Baviera was president of Asia Pacific Pathways to Progress Foundation, an organization founded in 2014 to promote forward-looking, people-centered, peaceful and independent Philippine foreign relations.

One of her foundation’s fellows is Julio Amador, executive director of Fulbright Foundation in the Philippines.

Amador remembers Baviera as an “exceptionally kind and generous person” who was also a great mentor to young academics and foreign policy leaders.

“If there was one thing that people should not forget about Baviera, it is that she was a patriot who called on people not to be pro-China or pro-US, but to be pro-Philippines,” he said.

Objective distance

Cynthia Bautista, Vice President for Academic Affairs of the UP system, who worked closely with Baviera at the Asia-Pacific Program of the Center for Integrative and Development Studies in the 1990s, said she had always admired the China expert’s capacity to “engage passionately with the object of her study while simultaneously maintaining objective distance.”

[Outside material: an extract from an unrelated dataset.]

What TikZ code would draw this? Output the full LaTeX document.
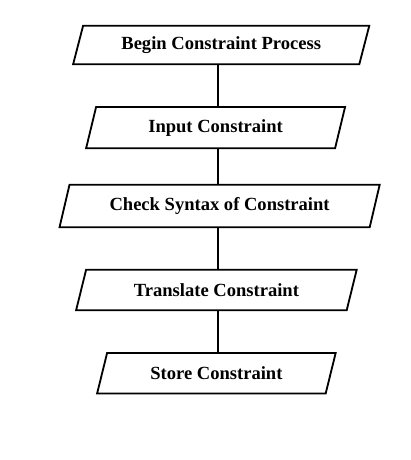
\documentclass[tikz,border=0pt]{standalone}
\usepackage{fontspec}
\setmainfont{Liberation Serif}
\usepackage{tikz}
\usetikzlibrary{positioning}

\begin{document}
\begin{tikzpicture}[
    step box/.style={minimum height=1cm, inner sep=0pt,
        font=\fontsize{13.2}{16}\selectfont\bfseries}
    ]
                        \useasboundingbox (0, 0) rectangle (10.25, -11.5);
                        \coordinate (spine) at (5.45, 0);

                        \node[step box, minimum width=7.14cm, minimum height=0.95cm] (begin) at (5.53, -1.125) {Begin Constraint Process};
                        \node[step box, minimum width=6.21cm, minimum height=1.02cm] (input) at (5.39, -3.19) {Input Constraint};
                        \node[step box, minimum width=7.74cm, minimum height=1.05cm] (check) at (5.49, -5.15) {Check Syntax of Constraint};
                        \node[step box, minimum width=6.75cm] (translate) at (5.41, -7.25) {Translate Constraint};
                        \node[step box, minimum width=5.7cm] (store) at (5.41, -9.33) {Store Constraint};

                        % slanted outlines
                        \foreach \n in {begin, input, check, translate, store}
                            \draw[line width=1.3pt]
                            ([xshift=0.125cm]\n.north west) -- ([xshift=0.125cm]\n.north east)
                            -- ([xshift=-0.125cm]\n.south east) -- ([xshift=-0.125cm]\n.south west) -- cycle;

                        \draw[line width=1pt]
                        (begin.south -| spine) -- (input.north -| spine)
                        (input.south -| spine) -- (check.north -| spine)
                        (check.south -| spine) -- (translate.north -| spine)
                        (translate.south -| spine) -- (store.north -| spine);
                    \end{tikzpicture}
\end{document}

“Aileen was more than an academic researcher and UP’s recognized China scholar,” Bautista said.

“She was a policy analyst, a negotiator, an activist—advocating among many others a middle ground in the geopolitics of US and China, a staunch defender of national interest in the South China Sea with an international perspective, an indefatigable and inspiring collegial leader, but above all, a beautiful human being blessed with a kind heart and generous spirit. She will be sorely missed.”

Global citizen

In February, La Viña recalled speaking with Baviera when she helped organizers of a regional forum on climate change.

“Her being a patriot did not prevent her from being a global citizen, as her life work showed that there’s no contradiction in being both,” he said.

It turned out to be his last exchange with the sinologist.

Baviera’s “China watching” may have ended, but her legacy as “an intellectual giant and a patriot of the highest order,” as La Viña describes her, will endure.